__SHORT TASK__
Return the material exactly as supplied, apart from the pictures, which are omitted.
· · · · ·
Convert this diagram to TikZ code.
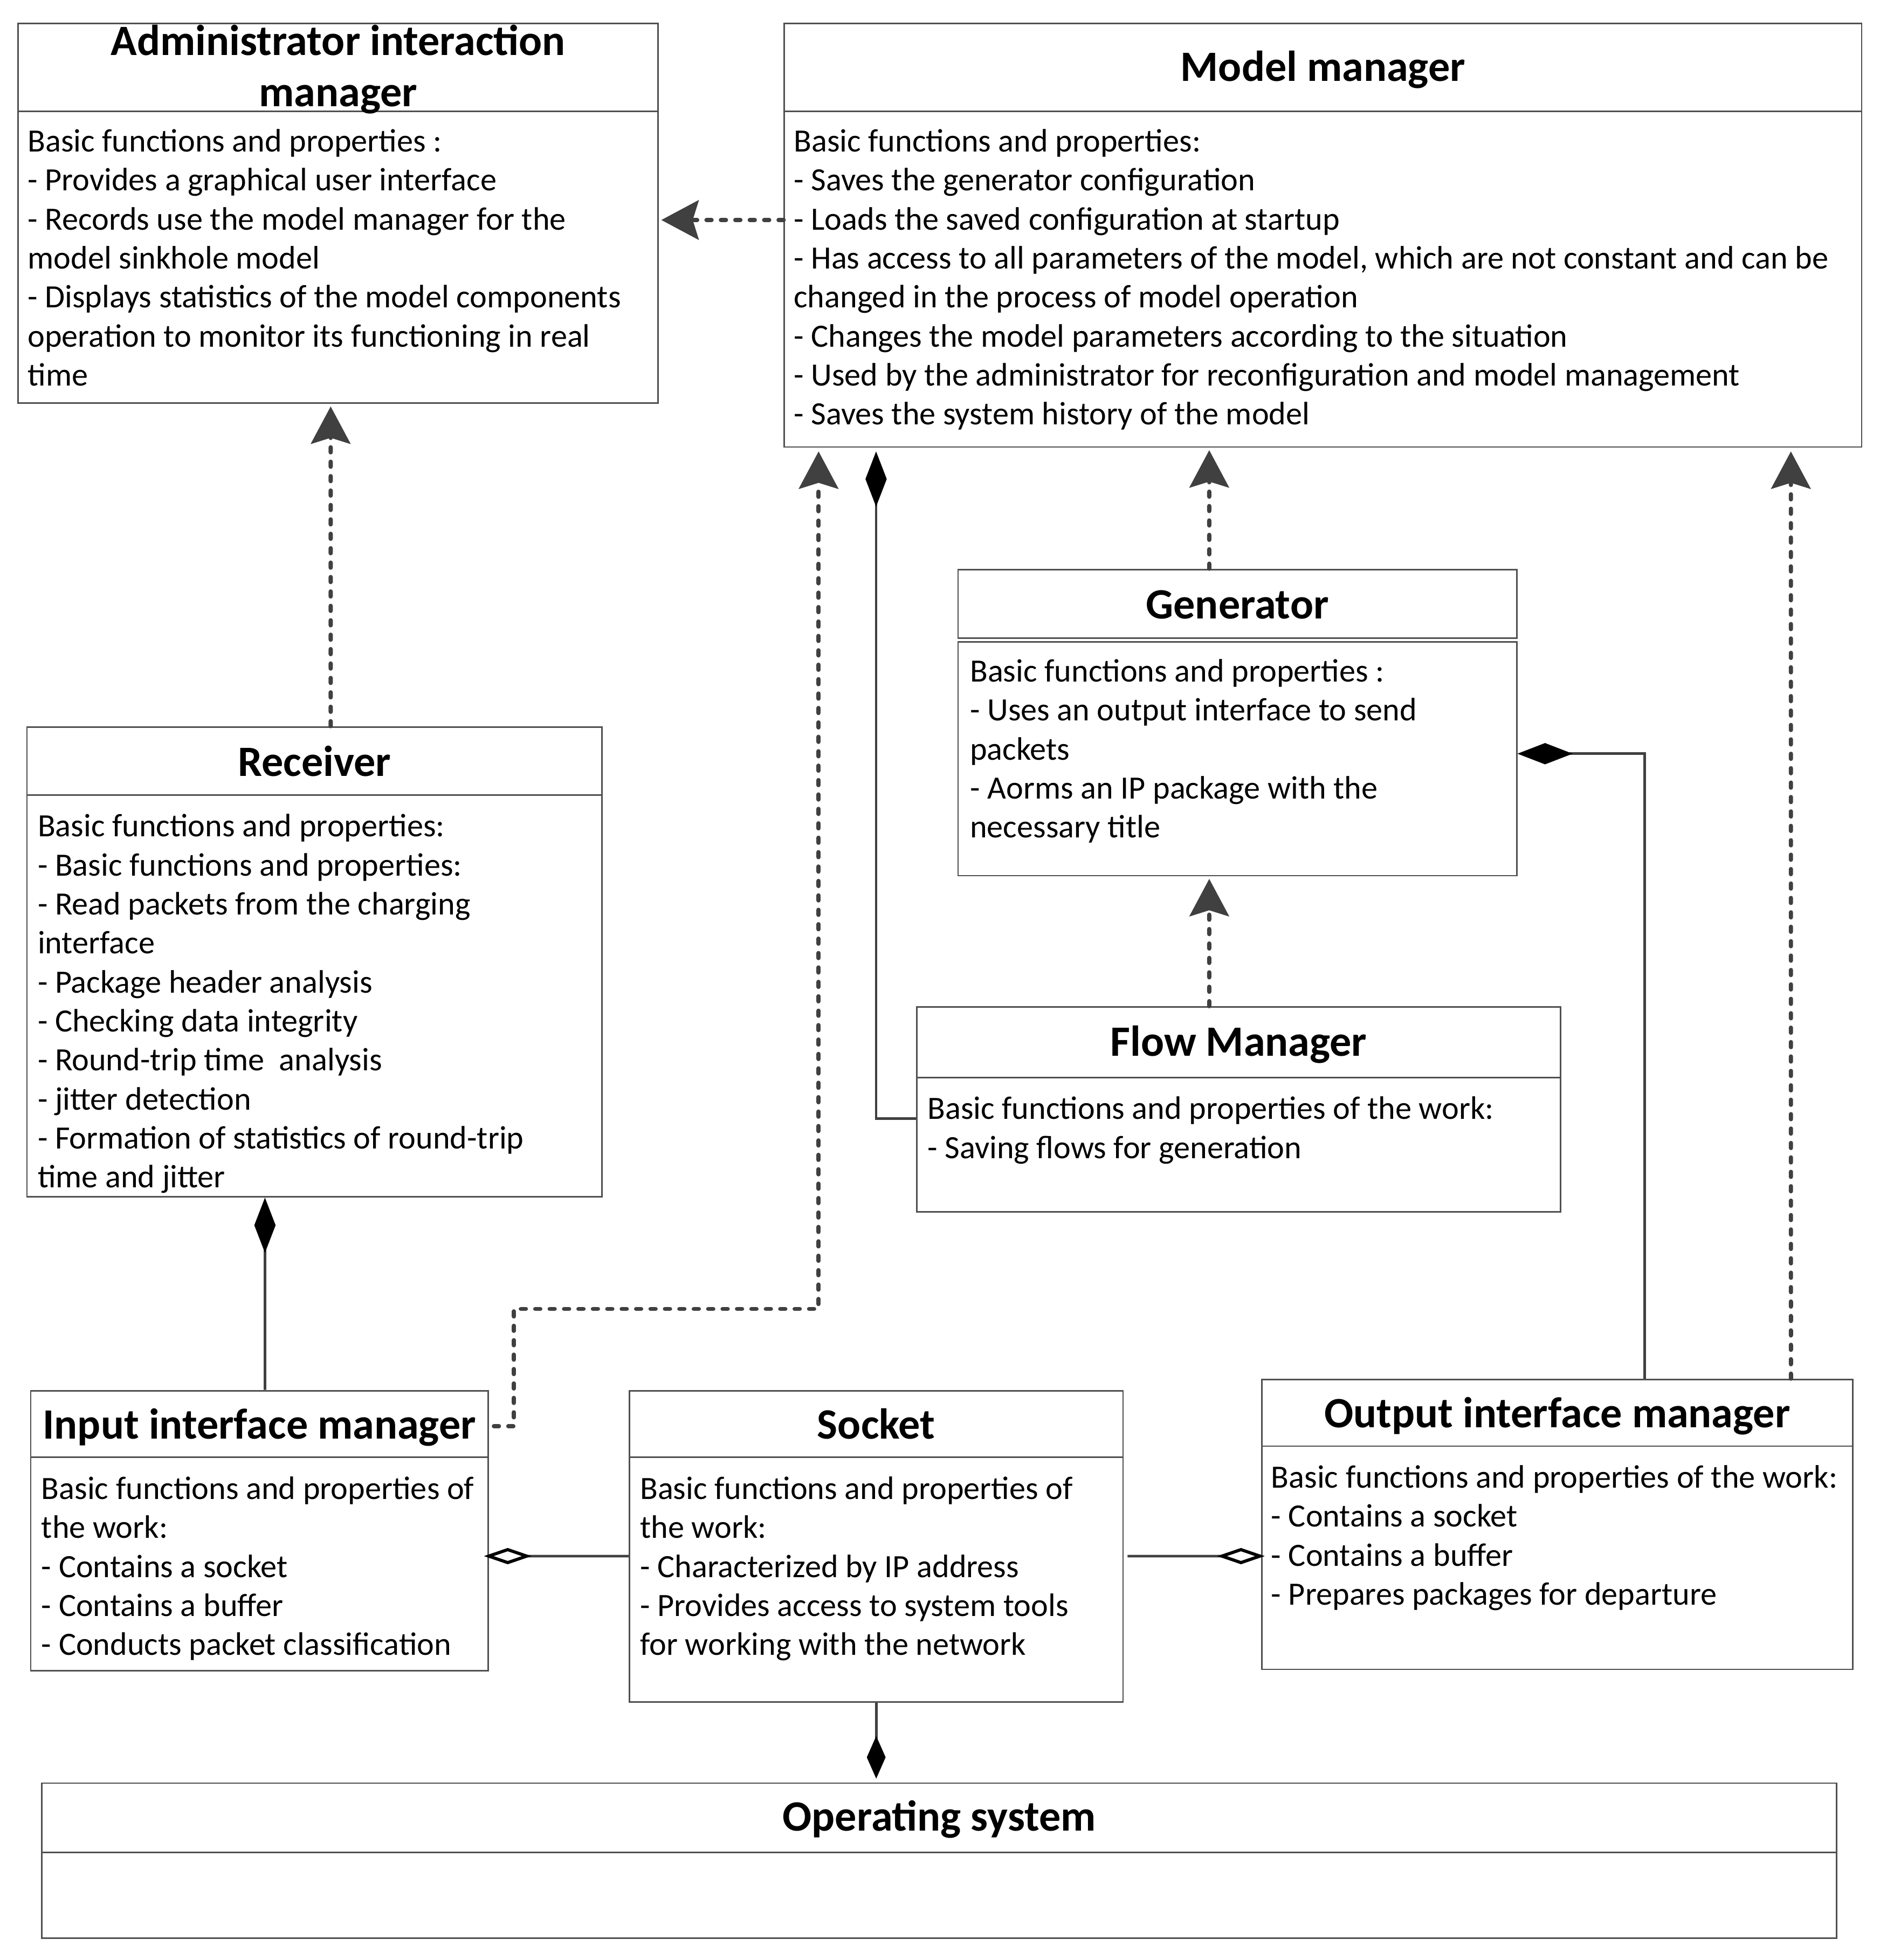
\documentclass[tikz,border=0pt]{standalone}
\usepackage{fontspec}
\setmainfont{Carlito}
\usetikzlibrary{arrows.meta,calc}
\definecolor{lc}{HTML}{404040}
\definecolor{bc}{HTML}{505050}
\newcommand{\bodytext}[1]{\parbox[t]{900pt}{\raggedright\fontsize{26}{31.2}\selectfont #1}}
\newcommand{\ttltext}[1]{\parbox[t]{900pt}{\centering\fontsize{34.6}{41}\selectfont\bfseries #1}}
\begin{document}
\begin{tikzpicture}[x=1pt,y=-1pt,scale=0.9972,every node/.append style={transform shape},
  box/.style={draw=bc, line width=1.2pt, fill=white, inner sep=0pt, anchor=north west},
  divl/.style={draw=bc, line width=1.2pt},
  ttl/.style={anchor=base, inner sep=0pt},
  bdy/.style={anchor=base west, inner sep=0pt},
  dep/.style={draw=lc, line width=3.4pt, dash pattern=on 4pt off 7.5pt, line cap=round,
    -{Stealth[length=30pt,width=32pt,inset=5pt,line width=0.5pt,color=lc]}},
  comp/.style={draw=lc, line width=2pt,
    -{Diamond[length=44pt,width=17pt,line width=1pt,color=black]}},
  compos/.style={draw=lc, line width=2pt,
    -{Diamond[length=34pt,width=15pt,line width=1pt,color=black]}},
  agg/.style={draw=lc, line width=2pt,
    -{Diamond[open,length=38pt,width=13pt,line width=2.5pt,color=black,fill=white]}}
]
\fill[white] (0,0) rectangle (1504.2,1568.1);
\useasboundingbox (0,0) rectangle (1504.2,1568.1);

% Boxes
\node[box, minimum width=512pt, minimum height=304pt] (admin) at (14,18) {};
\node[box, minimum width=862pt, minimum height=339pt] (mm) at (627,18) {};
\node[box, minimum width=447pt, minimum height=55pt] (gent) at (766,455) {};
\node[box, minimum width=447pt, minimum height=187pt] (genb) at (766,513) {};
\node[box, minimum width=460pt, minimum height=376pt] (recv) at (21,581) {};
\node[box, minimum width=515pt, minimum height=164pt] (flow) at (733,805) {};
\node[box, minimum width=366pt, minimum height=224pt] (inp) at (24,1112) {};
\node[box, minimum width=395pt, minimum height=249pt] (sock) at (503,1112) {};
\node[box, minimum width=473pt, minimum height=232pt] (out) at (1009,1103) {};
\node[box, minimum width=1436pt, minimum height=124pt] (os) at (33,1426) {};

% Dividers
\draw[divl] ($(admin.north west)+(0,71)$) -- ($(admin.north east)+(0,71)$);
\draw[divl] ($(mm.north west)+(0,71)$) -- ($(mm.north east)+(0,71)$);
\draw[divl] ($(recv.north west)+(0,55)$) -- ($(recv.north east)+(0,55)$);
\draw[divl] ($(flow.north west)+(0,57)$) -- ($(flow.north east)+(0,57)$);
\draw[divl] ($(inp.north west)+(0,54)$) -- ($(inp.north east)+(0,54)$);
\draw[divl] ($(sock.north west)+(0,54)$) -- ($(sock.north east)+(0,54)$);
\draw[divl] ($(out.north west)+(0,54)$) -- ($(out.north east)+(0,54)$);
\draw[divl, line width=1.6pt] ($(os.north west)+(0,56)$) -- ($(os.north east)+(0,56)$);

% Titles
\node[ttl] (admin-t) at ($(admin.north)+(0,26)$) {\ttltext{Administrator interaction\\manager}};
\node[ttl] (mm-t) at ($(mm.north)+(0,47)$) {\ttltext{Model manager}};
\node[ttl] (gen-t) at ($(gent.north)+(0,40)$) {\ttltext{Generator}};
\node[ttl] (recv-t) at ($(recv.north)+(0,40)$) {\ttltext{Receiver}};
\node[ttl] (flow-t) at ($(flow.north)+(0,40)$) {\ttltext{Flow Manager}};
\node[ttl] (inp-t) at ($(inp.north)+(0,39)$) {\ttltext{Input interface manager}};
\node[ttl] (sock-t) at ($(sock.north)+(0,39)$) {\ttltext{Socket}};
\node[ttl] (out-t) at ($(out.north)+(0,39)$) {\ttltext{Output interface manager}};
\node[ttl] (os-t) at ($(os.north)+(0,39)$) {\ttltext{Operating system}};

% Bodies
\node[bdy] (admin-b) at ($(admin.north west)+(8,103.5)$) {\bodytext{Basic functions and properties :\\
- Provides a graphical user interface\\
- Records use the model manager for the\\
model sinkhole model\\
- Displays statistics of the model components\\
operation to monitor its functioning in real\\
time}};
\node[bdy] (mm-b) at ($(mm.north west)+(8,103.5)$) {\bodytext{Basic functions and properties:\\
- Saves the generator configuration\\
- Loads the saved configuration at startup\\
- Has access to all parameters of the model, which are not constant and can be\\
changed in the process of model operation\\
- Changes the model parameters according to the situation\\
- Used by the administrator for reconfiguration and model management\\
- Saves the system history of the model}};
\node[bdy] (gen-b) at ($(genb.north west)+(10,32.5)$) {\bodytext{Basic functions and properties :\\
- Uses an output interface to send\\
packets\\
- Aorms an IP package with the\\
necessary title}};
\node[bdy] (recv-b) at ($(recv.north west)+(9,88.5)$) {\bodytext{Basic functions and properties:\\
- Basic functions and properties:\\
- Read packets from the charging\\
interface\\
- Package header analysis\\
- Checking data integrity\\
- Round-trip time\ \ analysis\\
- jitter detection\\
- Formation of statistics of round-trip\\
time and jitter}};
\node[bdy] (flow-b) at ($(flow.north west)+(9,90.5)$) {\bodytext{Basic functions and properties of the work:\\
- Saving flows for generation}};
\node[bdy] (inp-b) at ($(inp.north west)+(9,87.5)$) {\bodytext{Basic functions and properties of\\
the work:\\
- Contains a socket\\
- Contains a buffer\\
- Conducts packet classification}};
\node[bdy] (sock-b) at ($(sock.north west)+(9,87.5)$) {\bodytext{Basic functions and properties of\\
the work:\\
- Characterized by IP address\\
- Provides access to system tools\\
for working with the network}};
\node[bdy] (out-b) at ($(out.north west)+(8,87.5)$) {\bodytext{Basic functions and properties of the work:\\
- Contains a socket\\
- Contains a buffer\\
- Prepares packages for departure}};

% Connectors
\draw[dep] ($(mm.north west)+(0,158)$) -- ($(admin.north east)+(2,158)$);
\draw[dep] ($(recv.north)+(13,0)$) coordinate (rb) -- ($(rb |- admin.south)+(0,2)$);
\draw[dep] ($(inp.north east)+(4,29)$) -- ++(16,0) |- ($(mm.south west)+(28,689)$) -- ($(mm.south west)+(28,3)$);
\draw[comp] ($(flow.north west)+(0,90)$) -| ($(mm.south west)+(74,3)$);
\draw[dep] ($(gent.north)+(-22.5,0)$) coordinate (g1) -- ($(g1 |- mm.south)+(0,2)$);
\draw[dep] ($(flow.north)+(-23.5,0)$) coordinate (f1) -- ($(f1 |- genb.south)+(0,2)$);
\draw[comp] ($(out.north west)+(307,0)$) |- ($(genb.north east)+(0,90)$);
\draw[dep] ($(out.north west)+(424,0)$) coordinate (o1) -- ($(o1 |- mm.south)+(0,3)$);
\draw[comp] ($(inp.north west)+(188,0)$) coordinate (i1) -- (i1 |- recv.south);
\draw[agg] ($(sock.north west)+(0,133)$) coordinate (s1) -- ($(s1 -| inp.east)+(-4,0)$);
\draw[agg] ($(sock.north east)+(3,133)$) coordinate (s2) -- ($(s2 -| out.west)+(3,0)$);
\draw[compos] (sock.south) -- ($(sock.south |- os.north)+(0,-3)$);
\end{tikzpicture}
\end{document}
· · · · ·
__OUTPUT__
Convert this diagram to TikZ code.
\documentclass[tikz,border=0pt]{standalone}
\usepackage{fontspec}
\setmainfont{Carlito}
\usetikzlibrary{arrows.meta,calc}
\definecolor{lc}{HTML}{404040}
\definecolor{bc}{HTML}{505050}
\newcommand{\bodytext}[1]{\parbox[t]{900pt}{\raggedright\fontsize{26}{31.2}\selectfont #1}}
\newcommand{\ttltext}[1]{\parbox[t]{900pt}{\centering\fontsize{34.6}{41}\selectfont\bfseries #1}}
\begin{document}
\begin{tikzpicture}[x=1pt,y=-1pt,scale=0.9972,every node/.append style={transform shape},
  box/.style={draw=bc, line width=1.2pt, fill=white, inner sep=0pt, anchor=north west},
  divl/.style={draw=bc, line width=1.2pt},
  ttl/.style={anchor=base, inner sep=0pt},
  bdy/.style={anchor=base west, inner sep=0pt},
  dep/.style={draw=lc, line width=3.4pt, dash pattern=on 4pt off 7.5pt, line cap=round,
    -{Stealth[length=30pt,width=32pt,inset=5pt,line width=0.5pt,color=lc]}},
  comp/.style={draw=lc, line width=2pt,
    -{Diamond[length=44pt,width=17pt,line width=1pt,color=black]}},
  compos/.style={draw=lc, line width=2pt,
    -{Diamond[length=34pt,width=15pt,line width=1pt,color=black]}},
  agg/.style={draw=lc, line width=2pt,
    -{Diamond[open,length=38pt,width=13pt,line width=2.5pt,color=black,fill=white]}}
]
\fill[white] (0,0) rectangle (1504.2,1568.1);
\useasboundingbox (0,0) rectangle (1504.2,1568.1);

% Boxes
\node[box, minimum width=512pt, minimum height=304pt] (admin) at (14,18) {};
\node[box, minimum width=862pt, minimum height=339pt] (mm) at (627,18) {};
\node[box, minimum width=447pt, minimum height=55pt] (gent) at (766,455) {};
\node[box, minimum width=447pt, minimum height=187pt] (genb) at (766,513) {};
\node[box, minimum width=460pt, minimum height=376pt] (recv) at (21,581) {};
\node[box, minimum width=515pt, minimum height=164pt] (flow) at (733,805) {};
\node[box, minimum width=366pt, minimum height=224pt] (inp) at (24,1112) {};
\node[box, minimum width=395pt, minimum height=249pt] (sock) at (503,1112) {};
\node[box, minimum width=473pt, minimum height=232pt] (out) at (1009,1103) {};
\node[box, minimum width=1436pt, minimum height=124pt] (os) at (33,1426) {};

% Dividers
\draw[divl] ($(admin.north west)+(0,71)$) -- ($(admin.north east)+(0,71)$);
\draw[divl] ($(mm.north west)+(0,71)$) -- ($(mm.north east)+(0,71)$);
\draw[divl] ($(recv.north west)+(0,55)$) -- ($(recv.north east)+(0,55)$);
\draw[divl] ($(flow.north west)+(0,57)$) -- ($(flow.north east)+(0,57)$);
\draw[divl] ($(inp.north west)+(0,54)$) -- ($(inp.north east)+(0,54)$);
\draw[divl] ($(sock.north west)+(0,54)$) -- ($(sock.north east)+(0,54)$);
\draw[divl] ($(out.north west)+(0,54)$) -- ($(out.north east)+(0,54)$);
\draw[divl, line width=1.6pt] ($(os.north west)+(0,56)$) -- ($(os.north east)+(0,56)$);

% Titles
\node[ttl] (admin-t) at ($(admin.north)+(0,26)$) {\ttltext{Administrator interaction\\manager}};
\node[ttl] (mm-t) at ($(mm.north)+(0,47)$) {\ttltext{Model manager}};
\node[ttl] (gen-t) at ($(gent.north)+(0,40)$) {\ttltext{Generator}};
\node[ttl] (recv-t) at ($(recv.north)+(0,40)$) {\ttltext{Receiver}};
\node[ttl] (flow-t) at ($(flow.north)+(0,40)$) {\ttltext{Flow Manager}};
\node[ttl] (inp-t) at ($(inp.north)+(0,39)$) {\ttltext{Input interface manager}};
\node[ttl] (sock-t) at ($(sock.north)+(0,39)$) {\ttltext{Socket}};
\node[ttl] (out-t) at ($(out.north)+(0,39)$) {\ttltext{Output interface manager}};
\node[ttl] (os-t) at ($(os.north)+(0,39)$) {\ttltext{Operating system}};

% Bodies
\node[bdy] (admin-b) at ($(admin.north west)+(8,103.5)$) {\bodytext{Basic functions and properties :\\
- Provides a graphical user interface\\
- Records use the model manager for the\\
model sinkhole model\\
- Displays statistics of the model components\\
operation to monitor its functioning in real\\
time}};
\node[bdy] (mm-b) at ($(mm.north west)+(8,103.5)$) {\bodytext{Basic functions and properties:\\
- Saves the generator configuration\\
- Loads the saved configuration at startup\\
- Has access to all parameters of the model, which are not constant and can be\\
changed in the process of model operation\\
- Changes the model parameters according to the situation\\
- Used by the administrator for reconfiguration and model management\\
- Saves the system history of the model}};
\node[bdy] (gen-b) at ($(genb.north west)+(10,32.5)$) {\bodytext{Basic functions and properties :\\
- Uses an output interface to send\\
packets\\
- Aorms an IP package with the\\
necessary title}};
\node[bdy] (recv-b) at ($(recv.north west)+(9,88.5)$) {\bodytext{Basic functions and properties:\\
- Basic functions and properties:\\
- Read packets from the charging\\
interface\\
- Package header analysis\\
- Checking data integrity\\
- Round-trip time\ \ analysis\\
- jitter detection\\
- Formation of statistics of round-trip\\
time and jitter}};
\node[bdy] (flow-b) at ($(flow.north west)+(9,90.5)$) {\bodytext{Basic functions and properties of the work:\\
- Saving flows for generation}};
\node[bdy] (inp-b) at ($(inp.north west)+(9,87.5)$) {\bodytext{Basic functions and properties of\\
the work:\\
- Contains a socket\\
- Contains a buffer\\
- Conducts packet classification}};
\node[bdy] (sock-b) at ($(sock.north west)+(9,87.5)$) {\bodytext{Basic functions and properties of\\
the work:\\
- Characterized by IP address\\
- Provides access to system tools\\
for working with the network}};
\node[bdy] (out-b) at ($(out.north west)+(8,87.5)$) {\bodytext{Basic functions and properties of the work:\\
- Contains a socket\\
- Contains a buffer\\
- Prepares packages for departure}};

% Connectors
\draw[dep] ($(mm.north west)+(0,158)$) -- ($(admin.north east)+(2,158)$);
\draw[dep] ($(recv.north)+(13,0)$) coordinate (rb) -- ($(rb |- admin.south)+(0,2)$);
\draw[dep] ($(inp.north east)+(4,29)$) -- ++(16,0) |- ($(mm.south west)+(28,689)$) -- ($(mm.south west)+(28,3)$);
\draw[comp] ($(flow.north west)+(0,90)$) -| ($(mm.south west)+(74,3)$);
\draw[dep] ($(gent.north)+(-22.5,0)$) coordinate (g1) -- ($(g1 |- mm.south)+(0,2)$);
\draw[dep] ($(flow.north)+(-23.5,0)$) coordinate (f1) -- ($(f1 |- genb.south)+(0,2)$);
\draw[comp] ($(out.north west)+(307,0)$) |- ($(genb.north east)+(0,90)$);
\draw[dep] ($(out.north west)+(424,0)$) coordinate (o1) -- ($(o1 |- mm.south)+(0,3)$);
\draw[comp] ($(inp.north west)+(188,0)$) coordinate (i1) -- (i1 |- recv.south);
\draw[agg] ($(sock.north west)+(0,133)$) coordinate (s1) -- ($(s1 -| inp.east)+(-4,0)$);
\draw[agg] ($(sock.north east)+(3,133)$) coordinate (s2) -- ($(s2 -| out.west)+(3,0)$);
\draw[compos] (sock.south) -- ($(sock.south |- os.north)+(0,-3)$);
\end{tikzpicture}
\end{document}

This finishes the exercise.